I now have all the important large parts to build a 15Kw three phase dc power supply of plus and minus 220v (440v total @ 35A), and after a lot of scrounging and testing now also have a suitable water pump, fan, and water to air heat exchanger for the cooling system. There have been some rather big dramas trying to obtain a proper commercial tank tuning capacitor, and after spending several hundred dollars and wasting a month, I still have nothing. A company messed me around, accepted my money, then sent me the wrong part. I sent it back to be told it never arrived. I will wait another week (it may be still lost in the mail) before forking out even more money and trying all over again.

If I cannot obtain a suitably rated tank tuning capacitor for this project, then the whole project is killed stone dead before it even starts. But at least all this has given me plenty of time to think in more detail about the electronics. Here is an overall block diagram of the general idea:


The tank circuit forms part of a classical "Royer Oscillator", or more modernly known as a "current fed converter". This is a very efficient and low stress means of turning square waves into pure sine waves.

There will be two control loops.

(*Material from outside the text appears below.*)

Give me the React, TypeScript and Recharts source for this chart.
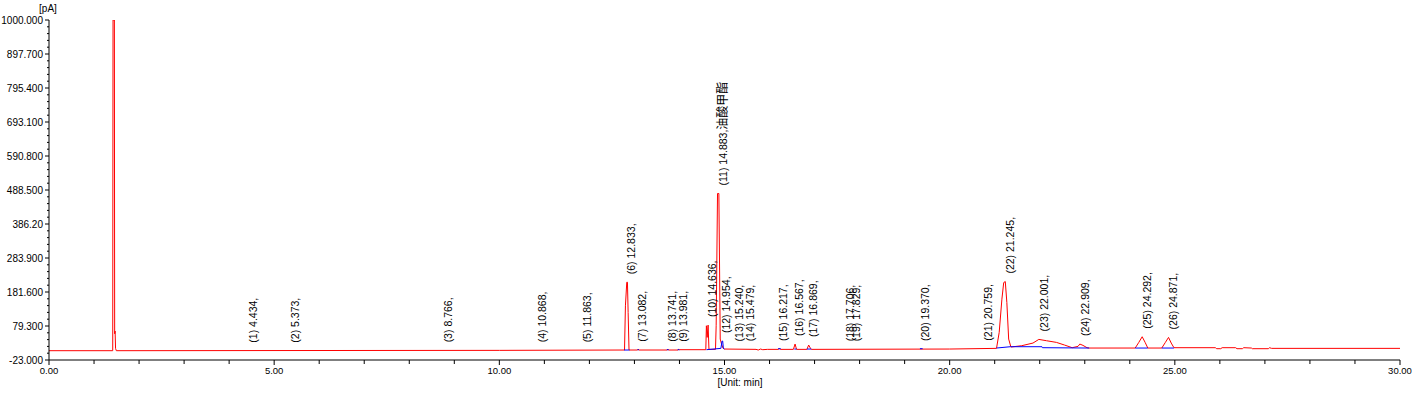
import React from "react";
import { ComposedChart, Line, Scatter, XAxis, YAxis } from "recharts";

const W = 1414;
const H = 395;
const FONT = '"Liberation Sans", Arial, "Noto Sans CJK SC", sans-serif';

// detector signal, [time min, pA]
const redSignal: [number, number][] = [
  [0, 5], [1.415, 5], [1.422, 1000], [1.452, 1000], [1.458, 56], [1.468, 64], [1.478, 12], [1.495, 5],
  [10, 6], [12.78, 7], [12.8, 140], [12.83, 211], [12.845, 211], [12.86, 120], [12.88, 7],
  [13.07, 7], [13.082, 10], [13.095, 7], [13.73, 7], [13.741, 10], [13.755, 7],
  [13.97, 7], [13.981, 9], [13.995, 8],
  [14.585, 8], [14.598, 80], [14.615, 45], [14.636, 82], [14.655, 9],
  [14.8, 9], [14.815, 80], [14.845, 478], [14.875, 478], [14.905, 40], [14.94, 22], [14.97, 12], [15.0, 10],
  [15.7, 9], [15.75, 7], [15.8, 10], [15.85, 8], [15.95, 9],
  [16.19, 9], [16.217, 11], [16.24, 9],
  [16.53, 9], [16.567, 25], [16.6, 9],
  [16.83, 9], [16.869, 22], [16.91, 12], [16.93, 9],
  [20, 10], [21.04, 12], [21.1, 60], [21.16, 160], [21.2, 210], [21.235, 213], [21.27, 150], [21.31, 40], [21.36, 16],
  [21.6, 20], [21.85, 28], [21.98, 39], [22.15, 35], [22.37, 30], [22.55, 22], [22.72, 14],
  [22.85, 18], [22.89, 25], [22.96, 21], [23.05, 14], [23.1, 13],
  [24.12, 13], [24.2, 30], [24.275, 47], [24.34, 30], [24.4, 13],
  [24.71, 13], [24.79, 30], [24.86, 45], [24.92, 28], [24.98, 14],
  [25.9, 14], [25.93, 11], [26.02, 11], [26.05, 14], [26.35, 14], [26.38, 11], [26.5, 11], [26.53, 14],
  [26.7, 13], [26.72, 11], [27.08, 11], [27.1, 14], [27.15, 12], [30, 12],
];

// integration baselines, null = gap
const blueBaseline: [number, number | null][] = [
  [12.77, 7], [12.89, 7], [12.9, null],
  [13.07, 8], [13.1, 8], [13.11, null],
  [13.72, 8], [13.76, 8], [13.77, null],
  [13.96, 8], [14.0, 8], [14.01, null],
  [14.6, 8], [14.92, 12], [14.945, 34], [14.96, 34], [14.975, 12], [15.0, 10], [15.01, null],
  [16.19, 11], [16.25, 11], [16.26, null],
  [16.55, 10], [16.6, 10], [16.61, null],
  [16.83, 10], [16.93, 10], [16.94, null],
  [19.34, 11], [19.4, 11], [19.41, null],
  [21.04, 13], [21.35, 17], [22.05, 17], [22.06, 14], [23.1, 13], [23.11, null],
  [24.12, 13], [24.4, 13], [24.41, null],
  [24.71, 13], [24.98, 13],
];

const peakNo = [1, 2, 3, 4, 5, 6, 7, 8, 9, 10, 11, 12, 13, 14, 15, 16, 17, 18, 19, 20, 21, 22, 23, 24, 25, 26];
const peakTimes = [
  "4.434", "5.373", "8.766", "10.868", "11.863", "12.833", "13.082", "13.741", "13.981", "14.636",
  "14.883", "14.954", "15.240", "15.479", "16.217", "16.567", "16.869", "17.706", "17.829", "19.370",
  "20.759", "21.245", "22.001", "22.909", "24.292", "24.871",
];
const peakHeights = [5, 5, 6, 6, 6, 211, 8, 8, 8, 82, 478, 34, 9, 9, 10, 25, 22, 9, 9, 10, 11, 213, 39, 25, 47, 45];
const peakNames: Record<number, string> = { 11: "油酸甲酯" };

const xMajor = [0, 5, 10, 15, 20, 25, 30];
const xTickLabels = ["0.00", "5.00", "10.00", "15.00", "20.00", "25.00", "30.00"];
const yMajor = [-23, 79.3, 181.6, 283.9, 386.2, 488.5, 590.8, 693.1, 795.4, 897.7, 1000];
const yTickLabels = [
  "-23.000", "79.300", "181.600", "283.900", "386.20", "488.500",
  "590.800", "693.100", "795.400", "897.700", "1000.000",
];

const redData = redSignal.map(([t, v]) => ({ t, v }));
const blueData = blueBaseline.map(([t, v]) => ({ t, v }));
const peakData = peakNo.map((n, i) => ({
  t: Number(peakTimes[i]),
  v: peakHeights[i],
  text: `(${n}) ${peakTimes[i]},`,
  name: peakNames[n] ?? "",
}));

// minor ticks: 1 min on x, 5 parts per step on y
const xTicks: number[] = [];
for (let i = 0; i <= 30; i++) xTicks.push(i);
const yTicks: number[] = [];
for (let i = 0; i < yMajor.length - 1; i++) {
  const step = (yMajor[i + 1] - yMajor[i]) / 5;
  for (let k = 0; k < 5; k++) yTicks.push(yMajor[i] + k * step);
}
yTicks.push(yMajor[yMajor.length - 1]);

function XTick(props: any) {
  const { x, y, payload } = props;
  const idx = xMajor.indexOf(payload.value);
  const major = idx >= 0;
  return (
    <g>
      <line x1={x} x2={x} y1={y} y2={y + (major ? 5 : 4)} stroke="#000" />
      {major && (
        <text x={x} y={y + 14} textAnchor="middle" fontSize={9.5} fontFamily={FONT} fill="#000">
          {xTickLabels[idx]}
        </text>
      )}
    </g>
  );
}

function YTick(props: any) {
  const { x, y, payload } = props;
  const idx = yMajor.findIndex((m) => Math.abs(m - payload.value) < 1e-6);
  const major = idx >= 0;
  return (
    <g>
      <line x1={x - (major ? 4 : 2)} x2={x} y1={y} y2={y} stroke="#000" />
      {major && (
        <text x={x - 6} y={y} dy="0.35em" textAnchor="end" fontSize={10} fontFamily={FONT} fill="#000">
          {yTickLabels[idx]}
        </text>
      )}
    </g>
  );
}

function PeakLabel(props: any) {
  const { cx, cy, payload } = props;
  const tx = cx + 8;
  const ty = cy - 8;
  return (
    <text
      x={tx}
      y={ty}
      transform={`rotate(-90, ${tx}, ${ty})`}
      fontSize={10.5}
      fontFamily={FONT}
      fill="#000"
    >
      {payload.text}
      {payload.name && <tspan fontSize={12}>{payload.name}</tspan>}
    </text>
  );
}

export default function App() {
  return (
    <div style={{ position: "absolute", left: 0, top: 0, width: W, height: H, background: "#fff" }}>
      <ComposedChart width={W} height={H} margin={{ top: 20, right: 14, bottom: 0, left: 0 }}>
        <XAxis
          type="number"
          dataKey="t"
          domain={[0, 30]}
          ticks={xTicks}
          interval={0}
          height={35}
          tickSize={0}
          tickMargin={0}
          tickLine={false}
          tick={<XTick />}
          axisLine={{ stroke: "#000" }}
          allowDataOverflow
        />
        <YAxis
          type="number"
          domain={[-23, 1000]}
          ticks={yTicks}
          interval={0}
          width={49}
          tickSize={0}
          tickMargin={0}
          tickLine={false}
          tick={<YTick />}
          axisLine={{ stroke: "#000" }}
          allowDataOverflow
        />
        <Line data={redData} dataKey="v" type="linear" stroke="#ff0000" strokeWidth={1} dot={false} isAnimationActive={false} />
        <Line data={blueData} dataKey="v" type="linear" stroke="#0000ff" strokeWidth={1} dot={false} isAnimationActive={false} />
        <Scatter data={peakData} dataKey="v" shape={PeakLabel} isAnimationActive={false} />
      </ComposedChart>
      <div style={{ position: "absolute", left: 28, top: 3, width: 40, textAlign: "center", fontSize: 10, fontFamily: FONT, lineHeight: "12px" }}>
        [pA]
      </div>
      <div style={{ position: "absolute", left: 690, top: 377, width: 100, textAlign: "center", fontSize: 10, fontFamily: FONT, lineHeight: "12px" }}>
        [Unit: min]
      </div>
    </div>
  );
}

The first measures the amplitude of the built up resonant tank voltage, and uses that to control the constant current dc supply which feeds the H bridge current steering section. The constant current supply being a simple buck regulator run in current mode.

The second control loop senses the tank zero voltage crossings to operate a phase locked loop. The PLL then drives four bridged IGBTs, and steers the constant current through the tank circuit to maintain the circulating tank energy.

The tank energy should rapidly build up to a set voltage under no load, and it should require fairly little power to do that. As soon as some metal object starts absorbing significant power from the tank, the tank amplitude will fall, and more drive current will be fed into the tank to return the tank voltage to it's set level.

Being able to adjust the target tank voltage means I can control the power level over a very wide range, right down to zero.

This is a lot different to how others have attempted to build a home induction heater, but it is a far lower stress way of switching large amounts of power through a resonant tank, than the usual hard voltage switching with a series inductor.

[Geof]

I think Awesome Mawson is correct.

I have peeked at this thread of and on for a while. Not planning on building anything but interested because nearly forty years ago I ran a 500KW, 20KHz induction furnace at a research facility near Montreal doing experiments in continuous casting of copper alloys. Yes you need enormous capacitor banks to tune the system and the furnace coils are copper pipe for cooling water. I remember the day I had the furnace up to heat full with 500 lbs of molten copper and the idiot plant maintenance engineer shut off the water supply to the building without any warning. My system was busy flashing red lights and making loud siren noises while I ran down five flights of stairs to tell the idiot if I didn't get water soon he was going to see one almighty steam explosion.

I also discovered that stray high frequency magnetic fields and wire reinforced hydraulic lines don't get on well together. Hot hydraulic oil spraying onto molten copper makes a hell of a stink. I should point out I was not involved in the design so I can't take credit for this discovery.

The whole installation was built on a steel mezzanine floor in the pilot plant of the research center...yes steel, that magnetic stuff that is also conductive. The floor used to get too hot to walk on around the furnace.

I lasted six months in that job before I decided my continued health and sanity required a change.

[Warpspeed]

Thanks Geof, that confirms something that has been worrying me for quite a while. The magnetic field around the tank coil is going to radiate significantly beyond the actual work being heated. Any nearby electrical equipment or instrumentation could suffer rather badly from induced voltages and currents.

I would not like to eventually fire this thing up in my home electronics lab, and then discover I have destroyed several thousand dollars worth of nearby electronic test equipment.